Prompt — Repeat every record below exactly, leaving out the pictures.
─── Provided data
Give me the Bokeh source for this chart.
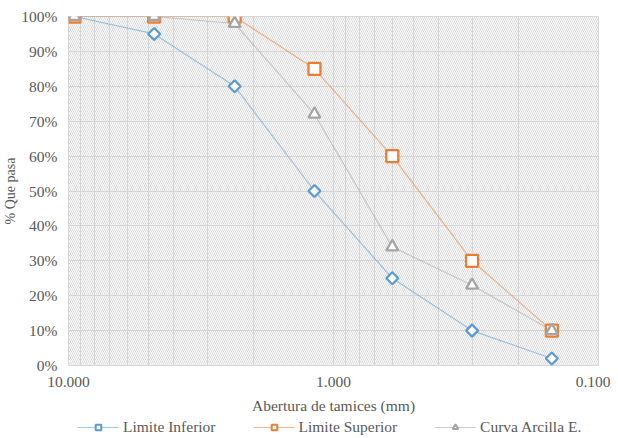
from bokeh.plotting import figure
from bokeh.models import (Range1d, FixedTicker, CustomJSTickFormatter, BoxAnnotation,
                          Legend, LegendItem)
from bokeh.layouts import column
from bokeh.embed import file_html
from bokeh.resources import INLINE
import math

sizes = [9.5, 4.75, 2.36, 1.18, 0.6, 0.3, 0.15]
limite_inferior = [100, 95, 80, 50, 25, 10, 2]
limite_superior = [100, 100, 100, 85, 60, 30, 10]
curva_arcilla = [100, 100, 98, 72, 34, 23, 10]
y_ticks = [0, 10, 20, 30, 40, 50, 60, 70, 80, 90, 100]
x_major = [10, 1, 0.1]
x_minor = [m * d for d in (1, 0.1) for m in (2, 3, 4, 5, 6, 7, 8, 9)]
series_names = ["Limite Inferior", "Limite Superior", "Curva Arcilla E."]

FONT = "Liberation Serif"
TXT = "#595959"
GRID = "#d9d9d9"
FS = "15.5px"
W = 610

p = figure(width=W, height=419, x_axis_type="log",
           x_range=Range1d(10, 0.1), y_range=Range1d(0, 100),
           output_backend="svg", toolbar_location=None,
           min_border_left=63, min_border_right=12, min_border_top=16, min_border_bottom=54)

p.outline_line_color = GRID
p.background_fill_color = "white"

hatch = BoxAnnotation(fill_color=None, line_color=None, hatch_pattern="\\",
                      hatch_color="#d0d0d0", hatch_scale=4, hatch_weight=0.8,
                      level="underlay")
p.add_layout(hatch)

p.xaxis.ticker = FixedTicker(ticks=x_major, minor_ticks=x_minor)
p.xaxis.formatter = CustomJSTickFormatter(code="return tick.toFixed(3);")
p.yaxis.ticker = FixedTicker(ticks=y_ticks)
p.yaxis.formatter = CustomJSTickFormatter(code="return tick.toFixed(0) + '%';")

for ax in (p.xaxis[0], p.yaxis[0]):
    ax.axis_line_color = None
    ax.major_tick_line_color = None
    ax.minor_tick_line_color = None
    ax.major_tick_out = 0
    ax.minor_tick_out = 0
    ax.major_label_text_font = FONT
    ax.major_label_text_font_size = FS
    ax.major_label_text_color = TXT
    ax.axis_label_text_font = FONT
    ax.axis_label_text_font_size = FS
    ax.axis_label_text_color = TXT
    ax.axis_label_text_font_style = "normal"

p.yaxis.axis_label_text_font_size = "14px"
p.xaxis.axis_label = "Abertura de tamices (mm)"
p.yaxis.axis_label = "% Que pasa"
p.xaxis.major_label_standoff = 11
p.xaxis.axis_label_standoff = 7
p.yaxis.major_label_standoff = 11
p.yaxis.axis_label_standoff = 0

p.xgrid.grid_line_color = GRID
p.xgrid.minor_grid_line_color = GRID
p.ygrid.grid_line_color = GRID

styles = [
    dict(color="#5b9bd5", marker="square", angle=math.pi / 4, size=8.5, lsize=5.5),
    dict(color="#ed7d31", marker="square", angle=0.0, size=12, lsize=8),
    dict(color="#a5a5a5", marker="triangle", angle=0.0, size=12, lsize=8),
]
series = [limite_inferior, limite_superior, curva_arcilla]

for vals, st in zip(series, styles):
    p.line(sizes, vals, line_color=st["color"], line_alpha=0.55, line_width=1.2)
    p.scatter(sizes, vals, marker=st["marker"], angle=st["angle"], size=st["size"],
              fill_color="white", line_color=st["color"], line_width=2.3)

# legend in its own strip (same series, plotted outside the strip's visible range)
q = figure(width=W, height=18, x_range=Range1d(1000, 1001), y_range=Range1d(1000, 1001),
           output_backend="svg", toolbar_location=None,
           min_border_left=0, min_border_right=0, min_border_top=0, min_border_bottom=0)
q.axis.visible = False
q.grid.visible = False
q.outline_line_color = None
items = []
for name, vals, st in zip(series_names, series, styles):
    lr = q.line(sizes, vals, line_color=st["color"], line_alpha=0.55, line_width=1.2)
    sr = q.scatter(sizes, vals, marker=st["marker"], angle=st["angle"], size=st["lsize"],
                   fill_color="white", line_color=st["color"], line_width=2)
    items.append(LegendItem(label=name, renderers=[lr, sr]))
legend = Legend(items=items, orientation="horizontal", location=(9, 1),
                label_text_font=FONT, label_text_font_size=FS, label_text_color=TXT,
                glyph_width=42, glyph_height=14, label_standoff=4, spacing=37,
                label_height=14, padding=0, margin=0, border_line_color=None,
                background_fill_alpha=0)
q.add_layout(legend, "center")

layout = column(p, q, spacing=0)
open("out.html", "w").write(file_html(layout, INLINE))
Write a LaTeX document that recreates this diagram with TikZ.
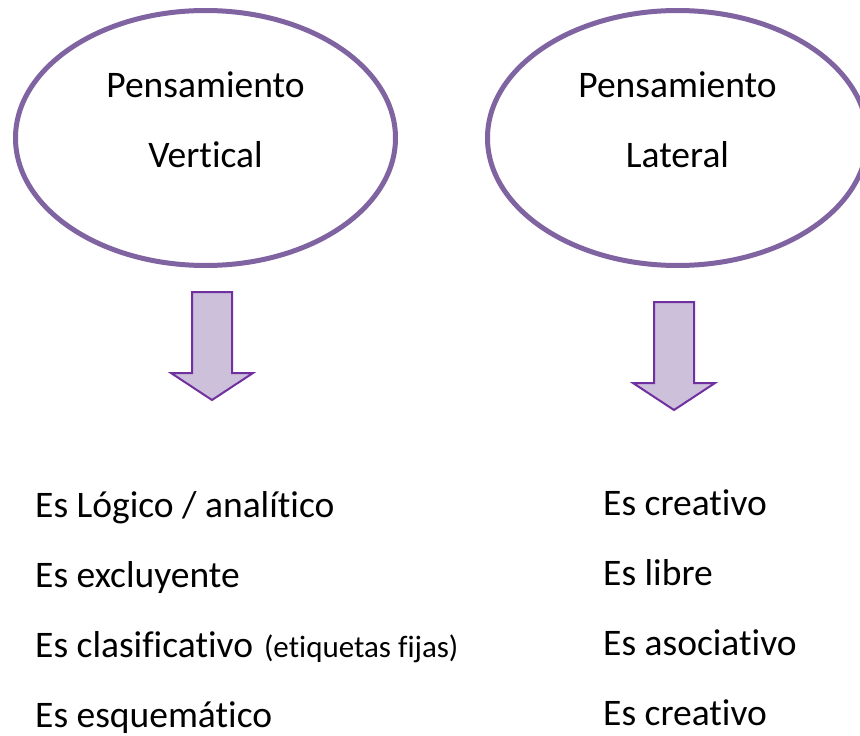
\documentclass[tikz,border=0pt]{standalone}
\usepackage{fontspec}
\setmainfont[Ligatures=NoCommon]{Carlito}
\usetikzlibrary{shapes.geometric}
\definecolor{ovalline}{RGB}{128,100,162}
\definecolor{arrowline}{RGB}{112,48,160}
\definecolor{arrowfill}{RGB}{204,192,218}
\tikzset{
  oval/.style={ellipse, draw=ovalline, line width=5pt, fill=white,
               minimum width=380pt, minimum height=255pt, inner sep=0pt},
  ovaltext/.style={anchor=base, font=\fontsize{37.5}{44}\selectfont},
  blockarrow/.style={draw=arrowline, line width=2pt, fill=arrowfill, line join=miter},
  item/.style={anchor=base west, inner sep=0pt, font=\fontsize{37.5}{44}\selectfont}
}
\begin{document}
\begin{tikzpicture}[x=1pt, y=-1pt]
\useasboundingbox (0,0) rectangle (860,736);
\clip (0,0) rectangle (860,736);
% the two ovals
\node[oval] (vertical) at (205.5,138) {};
\node[ovaltext] (vertA) at (205.5,97) {Pensamiento};
\node[ovaltext] (vertB) at (205.5,167) {Vertical};

\node[oval] (lateral) at (677.5,138) {};
\node[ovaltext] (latA) at (677.5,97) {Pensamiento};
\node[ovaltext] (latB) at (677.5,167) {Lateral};

% block arrows
\draw[blockarrow] (192,292) -- (232,292) -- (232,373) -- (253,373)
  -- (212,400) -- (171,373) -- (192,373) -- cycle;
\draw[blockarrow] (654,302) -- (694,302) -- (694,383) -- (715,383)
  -- (674,410) -- (633,383) -- (654,383) -- cycle;

% left list
\node[item] (logico) at (35,517) {Es Lógico / analítico};
\node[item] (excluye) at (35,587) {Es excluyente};
\node[item] (clasif) at (35,657) {Es clasificativo\hspace{11pt}{\fontsize{31}{36}\selectfont(etiquetas fijas)}};
\node[item] (esquema) at (35,727) {Es esquemático};

% right list
\node[item] (creativo) at (603,515) {Es creativo};
\node[item] (libre) at (603,585) {Es libre};
\node[item] (asocia) at (603,655) {Es asociativo};
\node[item] (creativoB) at (603,725) {Es creativo};
\end{tikzpicture}
\end{document}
──────
Output of the exercise —
Give me the Bokeh source for this chart.
from bokeh.plotting import figure
from bokeh.models import (Range1d, FixedTicker, CustomJSTickFormatter, BoxAnnotation,
                          Legend, LegendItem)
from bokeh.layouts import column
from bokeh.embed import file_html
from bokeh.resources import INLINE
import math

sizes = [9.5, 4.75, 2.36, 1.18, 0.6, 0.3, 0.15]
limite_inferior = [100, 95, 80, 50, 25, 10, 2]
limite_superior = [100, 100, 100, 85, 60, 30, 10]
curva_arcilla = [100, 100, 98, 72, 34, 23, 10]
y_ticks = [0, 10, 20, 30, 40, 50, 60, 70, 80, 90, 100]
x_major = [10, 1, 0.1]
x_minor = [m * d for d in (1, 0.1) for m in (2, 3, 4, 5, 6, 7, 8, 9)]
series_names = ["Limite Inferior", "Limite Superior", "Curva Arcilla E."]

FONT = "Liberation Serif"
TXT = "#595959"
GRID = "#d9d9d9"
FS = "15.5px"
W = 610

p = figure(width=W, height=419, x_axis_type="log",
           x_range=Range1d(10, 0.1), y_range=Range1d(0, 100),
           output_backend="svg", toolbar_location=None,
           min_border_left=63, min_border_right=12, min_border_top=16, min_border_bottom=54)

p.outline_line_color = GRID
p.background_fill_color = "white"

hatch = BoxAnnotation(fill_color=None, line_color=None, hatch_pattern="\\",
                      hatch_color="#d0d0d0", hatch_scale=4, hatch_weight=0.8,
                      level="underlay")
p.add_layout(hatch)

p.xaxis.ticker = FixedTicker(ticks=x_major, minor_ticks=x_minor)
p.xaxis.formatter = CustomJSTickFormatter(code="return tick.toFixed(3);")
p.yaxis.ticker = FixedTicker(ticks=y_ticks)
p.yaxis.formatter = CustomJSTickFormatter(code="return tick.toFixed(0) + '%';")

for ax in (p.xaxis[0], p.yaxis[0]):
    ax.axis_line_color = None
    ax.major_tick_line_color = None
    ax.minor_tick_line_color = None
    ax.major_tick_out = 0
    ax.minor_tick_out = 0
    ax.major_label_text_font = FONT
    ax.major_label_text_font_size = FS
    ax.major_label_text_color = TXT
    ax.axis_label_text_font = FONT
    ax.axis_label_text_font_size = FS
    ax.axis_label_text_color = TXT
    ax.axis_label_text_font_style = "normal"

p.yaxis.axis_label_text_font_size = "14px"
p.xaxis.axis_label = "Abertura de tamices (mm)"
p.yaxis.axis_label = "% Que pasa"
p.xaxis.major_label_standoff = 11
p.xaxis.axis_label_standoff = 7
p.yaxis.major_label_standoff = 11
p.yaxis.axis_label_standoff = 0

p.xgrid.grid_line_color = GRID
p.xgrid.minor_grid_line_color = GRID
p.ygrid.grid_line_color = GRID

styles = [
    dict(color="#5b9bd5", marker="square", angle=math.pi / 4, size=8.5, lsize=5.5),
    dict(color="#ed7d31", marker="square", angle=0.0, size=12, lsize=8),
    dict(color="#a5a5a5", marker="triangle", angle=0.0, size=12, lsize=8),
]
series = [limite_inferior, limite_superior, curva_arcilla]

for vals, st in zip(series, styles):
    p.line(sizes, vals, line_color=st["color"], line_alpha=0.55, line_width=1.2)
    p.scatter(sizes, vals, marker=st["marker"], angle=st["angle"], size=st["size"],
              fill_color="white", line_color=st["color"], line_width=2.3)

# legend in its own strip (same series, plotted outside the strip's visible range)
q = figure(width=W, height=18, x_range=Range1d(1000, 1001), y_range=Range1d(1000, 1001),
           output_backend="svg", toolbar_location=None,
           min_border_left=0, min_border_right=0, min_border_top=0, min_border_bottom=0)
q.axis.visible = False
q.grid.visible = False
q.outline_line_color = None
items = []
for name, vals, st in zip(series_names, series, styles):
    lr = q.line(sizes, vals, line_color=st["color"], line_alpha=0.55, line_width=1.2)
    sr = q.scatter(sizes, vals, marker=st["marker"], angle=st["angle"], size=st["lsize"],
                   fill_color="white", line_color=st["color"], line_width=2)
    items.append(LegendItem(label=name, renderers=[lr, sr]))
legend = Legend(items=items, orientation="horizontal", location=(9, 1),
                label_text_font=FONT, label_text_font_size=FS, label_text_color=TXT,
                glyph_width=42, glyph_height=14, label_standoff=4, spacing=37,
                label_height=14, padding=0, margin=0, border_line_color=None,
                background_fill_alpha=0)
q.add_layout(legend, "center")

layout = column(p, q, spacing=0)
open("out.html", "w").write(file_html(layout, INLINE))
Write a LaTeX document that recreates this diagram with TikZ.
\documentclass[tikz,border=0pt]{standalone}
\usepackage{fontspec}
\setmainfont[Ligatures=NoCommon]{Carlito}
\usetikzlibrary{shapes.geometric}
\definecolor{ovalline}{RGB}{128,100,162}
\definecolor{arrowline}{RGB}{112,48,160}
\definecolor{arrowfill}{RGB}{204,192,218}
\tikzset{
  oval/.style={ellipse, draw=ovalline, line width=5pt, fill=white,
               minimum width=380pt, minimum height=255pt, inner sep=0pt},
  ovaltext/.style={anchor=base, font=\fontsize{37.5}{44}\selectfont},
  blockarrow/.style={draw=arrowline, line width=2pt, fill=arrowfill, line join=miter},
  item/.style={anchor=base west, inner sep=0pt, font=\fontsize{37.5}{44}\selectfont}
}
\begin{document}
\begin{tikzpicture}[x=1pt, y=-1pt]
\useasboundingbox (0,0) rectangle (860,736);
\clip (0,0) rectangle (860,736);
% the two ovals
\node[oval] (vertical) at (205.5,138) {};
\node[ovaltext] (vertA) at (205.5,97) {Pensamiento};
\node[ovaltext] (vertB) at (205.5,167) {Vertical};

\node[oval] (lateral) at (677.5,138) {};
\node[ovaltext] (latA) at (677.5,97) {Pensamiento};
\node[ovaltext] (latB) at (677.5,167) {Lateral};

% block arrows
\draw[blockarrow] (192,292) -- (232,292) -- (232,373) -- (253,373)
  -- (212,400) -- (171,373) -- (192,373) -- cycle;
\draw[blockarrow] (654,302) -- (694,302) -- (694,383) -- (715,383)
  -- (674,410) -- (633,383) -- (654,383) -- cycle;

% left list
\node[item] (logico) at (35,517) {Es Lógico / analítico};
\node[item] (excluye) at (35,587) {Es excluyente};
\node[item] (clasif) at (35,657) {Es clasificativo\hspace{11pt}{\fontsize{31}{36}\selectfont(etiquetas fijas)}};
\node[item] (esquema) at (35,727) {Es esquemático};

% right list
\node[item] (creativo) at (603,515) {Es creativo};
\node[item] (libre) at (603,585) {Es libre};
\node[item] (asocia) at (603,655) {Es asociativo};
\node[item] (creativoB) at (603,725) {Es creativo};
\end{tikzpicture}
\end{document}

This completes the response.